What you are asked to do: Reproduce the listing below without changes, except that pictures are left out.

Dataset section:

┄┄┄┄┄┄

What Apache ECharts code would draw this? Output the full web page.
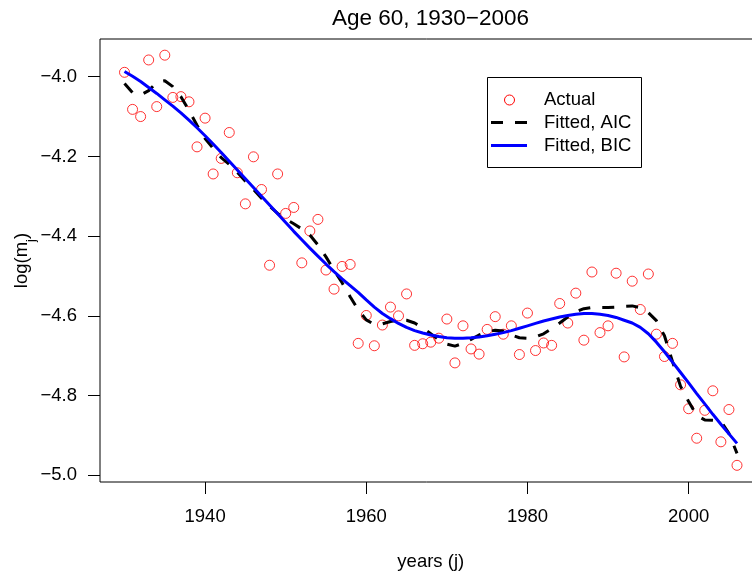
<!DOCTYPE html>
<html>
<head>
<meta charset="utf-8">
<script src="https://cdn.jsdelivr.net/npm/echarts@6/dist/echarts.min.js"></script>
<style>html,body{margin:0;padding:0;background:#fff;}#c{width:752px;height:572px;}</style>
</head>
<body>
<div id="c"></div>
<script>
const years = [1930,1931,1932,1933,1934,1935,1936,1937,1938,1939,1940,1941,1942,1943,1944,1945,1946,1947,1948,1949,1950,1951,1952,1953,1954,1955,1956,1957,1958,1959,1960,1961,1962,1963,1964,1965,1966,1967,1968,1969,1970,1971,1972,1973,1974,1975,1976,1977,1978,1979,1980,1981,1982,1983,1984,1985,1986,1987,1988,1989,1990,1991,1992,1993,1994,1995,1996,1997,1998,1999,2000,2001,2002,2003,2004,2005,2006];
const actual = [-3.989,-4.082,-4.100,-3.958,-4.075,-3.946,-4.052,-4.050,-4.063,-4.176,-4.104,-4.244,-4.205,-4.140,-4.241,-4.319,-4.201,-4.283,-4.473,-4.244,-4.343,-4.328,-4.467,-4.387,-4.358,-4.485,-4.533,-4.476,-4.471,-4.669,-4.599,-4.675,-4.623,-4.578,-4.600,-4.545,-4.674,-4.670,-4.666,-4.656,-4.608,-4.718,-4.625,-4.683,-4.696,-4.634,-4.602,-4.646,-4.625,-4.697,-4.593,-4.687,-4.668,-4.674,-4.569,-4.618,-4.543,-4.661,-4.490,-4.642,-4.625,-4.493,-4.703,-4.513,-4.584,-4.495,-4.646,-4.702,-4.669,-4.773,-4.833,-4.907,-4.837,-4.788,-4.916,-4.835,-4.975];
const fittedAIC = [-4.017,-4.040,-4.046,-4.035,-4.014,-4.010,-4.025,-4.050,-4.085,-4.122,-4.155,-4.180,-4.203,-4.220,-4.240,-4.262,-4.283,-4.305,-4.325,-4.343,-4.357,-4.369,-4.382,-4.397,-4.422,-4.452,-4.486,-4.517,-4.552,-4.585,-4.610,-4.622,-4.620,-4.614,-4.610,-4.611,-4.618,-4.630,-4.645,-4.660,-4.671,-4.676,-4.669,-4.659,-4.648,-4.640,-4.636,-4.638,-4.648,-4.655,-4.656,-4.653,-4.645,-4.632,-4.618,-4.603,-4.590,-4.582,-4.579,-4.579,-4.579,-4.578,-4.576,-4.575,-4.580,-4.592,-4.612,-4.650,-4.715,-4.777,-4.815,-4.850,-4.861,-4.862,-4.864,-4.895,-4.945];
const fittedBIC = [-3.987,-3.999,-4.012,-4.027,-4.042,-4.058,-4.074,-4.091,-4.109,-4.128,-4.148,-4.169,-4.190,-4.212,-4.234,-4.256,-4.278,-4.300,-4.322,-4.344,-4.366,-4.388,-4.409,-4.430,-4.450,-4.470,-4.489,-4.507,-4.524,-4.541,-4.560,-4.578,-4.594,-4.607,-4.619,-4.629,-4.637,-4.643,-4.648,-4.652,-4.655,-4.656,-4.656,-4.655,-4.653,-4.650,-4.646,-4.642,-4.637,-4.631,-4.625,-4.619,-4.613,-4.608,-4.603,-4.599,-4.596,-4.594,-4.594,-4.596,-4.599,-4.604,-4.611,-4.618,-4.629,-4.645,-4.666,-4.690,-4.716,-4.742,-4.768,-4.795,-4.821,-4.847,-4.872,-4.896,-4.920];
const xTicks = [1940,1960,1980,2000];
const yTicks = [-5.0,-4.8,-4.6,-4.4,-4.2,-4.0];
const titleText = 'Age 60, 1930\u22122006';
const xName = 'years (j)';
const yName = 'log(m{s|j})';
const legendNames = ['Actual','Fitted, AIC','Fitted, BIC'];

const FONT = '"Liberation Sans", Arial, Helvetica, sans-serif';
const fs = 18.5;
const zip = (a, b) => a.map((v, i) => [v, b[i]]);

const chart = echarts.init(document.getElementById('c'), null, {renderer: 'canvas'});
chart.setOption({
  animation: false,
  backgroundColor: '#ffffff',
  grid: {left: 100, top: 39, width: 661.5, height: 443, show: true, borderColor: '#000', borderWidth: 1,
    backgroundColor: 'transparent', containLabel: false, outerBoundsMode: 'none'},
  xAxis: {
    type: 'value', min: 1926.96, max: 2009.04,
    name: xName, nameLocation: 'middle', nameGap: 70,
    nameTextStyle: {fontFamily: FONT, fontSize: fs, color: '#000'},
    axisLine: {show: false},
    splitLine: {show: false},
    axisTick: {show: true, length: 12, customValues: xTicks, lineStyle: {color: '#000', width: 1}},
    axisLabel: {customValues: xTicks, margin: 25, fontFamily: FONT, fontSize: fs, color: '#000',
      formatter: v => String(Math.round(v))}
  },
  yAxis: {
    type: 'value', min: -5.01682, max: -3.90542,
    axisLine: {show: false},
    splitLine: {show: false},
    axisTick: {show: true, length: 12, customValues: yTicks, lineStyle: {color: '#000', width: 1}},
    axisLabel: {customValues: yTicks, margin: 23, fontFamily: FONT, fontSize: fs, color: '#000',
      formatter: v => (v < 0 ? '\u2212' : '') + Math.abs(v).toFixed(1)}
  },
  series: [
    {name: legendNames[0], type: 'scatter', z: 2, data: zip(years, actual), symbol: 'circle', symbolSize: 10,
      itemStyle: {color: 'transparent', borderColor: '#ff0000', borderWidth: 1}},
    {name: legendNames[1], type: 'line', z: 3, data: zip(years, fittedAIC), showSymbol: false, symbol: 'none',
      lineStyle: {color: '#000', width: 3, type: [12, 12], cap: 'butt'}},
    {name: legendNames[2], type: 'line', z: 4, data: zip(years, fittedBIC), showSymbol: false, symbol: 'none',
      lineStyle: {color: '#0000ff', width: 3}}
  ],
  graphic: [
    {type: 'text', x: 430.5, y: 19, z: 10, style: {text: titleText, font: '22.5px ' + FONT, fill: '#000', textAlign: 'center', textVerticalAlign: 'middle'}},
    {type: 'text', x: 22, y: 260.5, rotation: Math.PI / 2, z: 10,
      style: {text: yName, fontFamily: FONT, fontSize: fs, fill: '#000', align: 'center', verticalAlign: 'middle',
        rich: {s: {fontFamily: FONT, fontSize: 13, fill: '#000', verticalAlign: 'bottom', padding: [0,0,-6,0]}}}},
    {type: 'rect', z: 10, shape: {x: 487.5, y: 77.5, width: 154, height: 90}, style: {fill: '#fff', stroke: '#000', lineWidth: 1}},
    {type: 'circle', z: 11, shape: {cx: 509.5, cy: 100, r: 5}, style: {fill: 'none', stroke: '#ff0000', lineWidth: 1}},
    {type: 'line', z: 11, shape: {x1: 491, y1: 122.5, x2: 527, y2: 122.5}, style: {stroke: '#000', lineWidth: 3, lineDash: [12, 12]}},
    {type: 'line', z: 11, shape: {x1: 491, y1: 145.5, x2: 527, y2: 145.5}, style: {stroke: '#0000ff', lineWidth: 3}},
    {type: 'text', z: 11, x: 544, y: 100, style: {text: legendNames[0], font: fs + 'px ' + FONT, fill: '#000', textVerticalAlign: 'middle'}},
    {type: 'text', z: 11, x: 544, y: 122.5, style: {text: legendNames[1], font: fs + 'px ' + FONT, fill: '#000', textVerticalAlign: 'middle'}},
    {type: 'text', z: 11, x: 544, y: 145.5, style: {text: legendNames[2], font: fs + 'px ' + FONT, fill: '#000', textVerticalAlign: 'middle'}}
  ]
});
</script>
</body>
</html>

┄┄┄┄┄┄

Output of the exercise:
What Apache ECharts code would draw this? Output the full web page.
<!DOCTYPE html>
<html>
<head>
<meta charset="utf-8">
<script src="https://cdn.jsdelivr.net/npm/echarts@6/dist/echarts.min.js"></script>
<style>html,body{margin:0;padding:0;background:#fff;}#c{width:752px;height:572px;}</style>
</head>
<body>
<div id="c"></div>
<script>
const years = [1930,1931,1932,1933,1934,1935,1936,1937,1938,1939,1940,1941,1942,1943,1944,1945,1946,1947,1948,1949,1950,1951,1952,1953,1954,1955,1956,1957,1958,1959,1960,1961,1962,1963,1964,1965,1966,1967,1968,1969,1970,1971,1972,1973,1974,1975,1976,1977,1978,1979,1980,1981,1982,1983,1984,1985,1986,1987,1988,1989,1990,1991,1992,1993,1994,1995,1996,1997,1998,1999,2000,2001,2002,2003,2004,2005,2006];
const actual = [-3.989,-4.082,-4.100,-3.958,-4.075,-3.946,-4.052,-4.050,-4.063,-4.176,-4.104,-4.244,-4.205,-4.140,-4.241,-4.319,-4.201,-4.283,-4.473,-4.244,-4.343,-4.328,-4.467,-4.387,-4.358,-4.485,-4.533,-4.476,-4.471,-4.669,-4.599,-4.675,-4.623,-4.578,-4.600,-4.545,-4.674,-4.670,-4.666,-4.656,-4.608,-4.718,-4.625,-4.683,-4.696,-4.634,-4.602,-4.646,-4.625,-4.697,-4.593,-4.687,-4.668,-4.674,-4.569,-4.618,-4.543,-4.661,-4.490,-4.642,-4.625,-4.493,-4.703,-4.513,-4.584,-4.495,-4.646,-4.702,-4.669,-4.773,-4.833,-4.907,-4.837,-4.788,-4.916,-4.835,-4.975];
const fittedAIC = [-4.017,-4.040,-4.046,-4.035,-4.014,-4.010,-4.025,-4.050,-4.085,-4.122,-4.155,-4.180,-4.203,-4.220,-4.240,-4.262,-4.283,-4.305,-4.325,-4.343,-4.357,-4.369,-4.382,-4.397,-4.422,-4.452,-4.486,-4.517,-4.552,-4.585,-4.610,-4.622,-4.620,-4.614,-4.610,-4.611,-4.618,-4.630,-4.645,-4.660,-4.671,-4.676,-4.669,-4.659,-4.648,-4.640,-4.636,-4.638,-4.648,-4.655,-4.656,-4.653,-4.645,-4.632,-4.618,-4.603,-4.590,-4.582,-4.579,-4.579,-4.579,-4.578,-4.576,-4.575,-4.580,-4.592,-4.612,-4.650,-4.715,-4.777,-4.815,-4.850,-4.861,-4.862,-4.864,-4.895,-4.945];
const fittedBIC = [-3.987,-3.999,-4.012,-4.027,-4.042,-4.058,-4.074,-4.091,-4.109,-4.128,-4.148,-4.169,-4.190,-4.212,-4.234,-4.256,-4.278,-4.300,-4.322,-4.344,-4.366,-4.388,-4.409,-4.430,-4.450,-4.470,-4.489,-4.507,-4.524,-4.541,-4.560,-4.578,-4.594,-4.607,-4.619,-4.629,-4.637,-4.643,-4.648,-4.652,-4.655,-4.656,-4.656,-4.655,-4.653,-4.650,-4.646,-4.642,-4.637,-4.631,-4.625,-4.619,-4.613,-4.608,-4.603,-4.599,-4.596,-4.594,-4.594,-4.596,-4.599,-4.604,-4.611,-4.618,-4.629,-4.645,-4.666,-4.690,-4.716,-4.742,-4.768,-4.795,-4.821,-4.847,-4.872,-4.896,-4.920];
const xTicks = [1940,1960,1980,2000];
const yTicks = [-5.0,-4.8,-4.6,-4.4,-4.2,-4.0];
const titleText = 'Age 60, 1930\u22122006';
const xName = 'years (j)';
const yName = 'log(m{s|j})';
const legendNames = ['Actual','Fitted, AIC','Fitted, BIC'];

const FONT = '"Liberation Sans", Arial, Helvetica, sans-serif';
const fs = 18.5;
const zip = (a, b) => a.map((v, i) => [v, b[i]]);

const chart = echarts.init(document.getElementById('c'), null, {renderer: 'canvas'});
chart.setOption({
  animation: false,
  backgroundColor: '#ffffff',
  grid: {left: 100, top: 39, width: 661.5, height: 443, show: true, borderColor: '#000', borderWidth: 1,
    backgroundColor: 'transparent', containLabel: false, outerBoundsMode: 'none'},
  xAxis: {
    type: 'value', min: 1926.96, max: 2009.04,
    name: xName, nameLocation: 'middle', nameGap: 70,
    nameTextStyle: {fontFamily: FONT, fontSize: fs, color: '#000'},
    axisLine: {show: false},
    splitLine: {show: false},
    axisTick: {show: true, length: 12, customValues: xTicks, lineStyle: {color: '#000', width: 1}},
    axisLabel: {customValues: xTicks, margin: 25, fontFamily: FONT, fontSize: fs, color: '#000',
      formatter: v => String(Math.round(v))}
  },
  yAxis: {
    type: 'value', min: -5.01682, max: -3.90542,
    axisLine: {show: false},
    splitLine: {show: false},
    axisTick: {show: true, length: 12, customValues: yTicks, lineStyle: {color: '#000', width: 1}},
    axisLabel: {customValues: yTicks, margin: 23, fontFamily: FONT, fontSize: fs, color: '#000',
      formatter: v => (v < 0 ? '\u2212' : '') + Math.abs(v).toFixed(1)}
  },
  series: [
    {name: legendNames[0], type: 'scatter', z: 2, data: zip(years, actual), symbol: 'circle', symbolSize: 10,
      itemStyle: {color: 'transparent', borderColor: '#ff0000', borderWidth: 1}},
    {name: legendNames[1], type: 'line', z: 3, data: zip(years, fittedAIC), showSymbol: false, symbol: 'none',
      lineStyle: {color: '#000', width: 3, type: [12, 12], cap: 'butt'}},
    {name: legendNames[2], type: 'line', z: 4, data: zip(years, fittedBIC), showSymbol: false, symbol: 'none',
      lineStyle: {color: '#0000ff', width: 3}}
  ],
  graphic: [
    {type: 'text', x: 430.5, y: 19, z: 10, style: {text: titleText, font: '22.5px ' + FONT, fill: '#000', textAlign: 'center', textVerticalAlign: 'middle'}},
    {type: 'text', x: 22, y: 260.5, rotation: Math.PI / 2, z: 10,
      style: {text: yName, fontFamily: FONT, fontSize: fs, fill: '#000', align: 'center', verticalAlign: 'middle',
        rich: {s: {fontFamily: FONT, fontSize: 13, fill: '#000', verticalAlign: 'bottom', padding: [0,0,-6,0]}}}},
    {type: 'rect', z: 10, shape: {x: 487.5, y: 77.5, width: 154, height: 90}, style: {fill: '#fff', stroke: '#000', lineWidth: 1}},
    {type: 'circle', z: 11, shape: {cx: 509.5, cy: 100, r: 5}, style: {fill: 'none', stroke: '#ff0000', lineWidth: 1}},
    {type: 'line', z: 11, shape: {x1: 491, y1: 122.5, x2: 527, y2: 122.5}, style: {stroke: '#000', lineWidth: 3, lineDash: [12, 12]}},
    {type: 'line', z: 11, shape: {x1: 491, y1: 145.5, x2: 527, y2: 145.5}, style: {stroke: '#0000ff', lineWidth: 3}},
    {type: 'text', z: 11, x: 544, y: 100, style: {text: legendNames[0], font: fs + 'px ' + FONT, fill: '#000', textVerticalAlign: 'middle'}},
    {type: 'text', z: 11, x: 544, y: 122.5, style: {text: legendNames[1], font: fs + 'px ' + FONT, fill: '#000', textVerticalAlign: 'middle'}},
    {type: 'text', z: 11, x: 544, y: 145.5, style: {text: legendNames[2], font: fs + 'px ' + FONT, fill: '#000', textVerticalAlign: 'middle'}}
  ]
});
</script>
</body>
</html>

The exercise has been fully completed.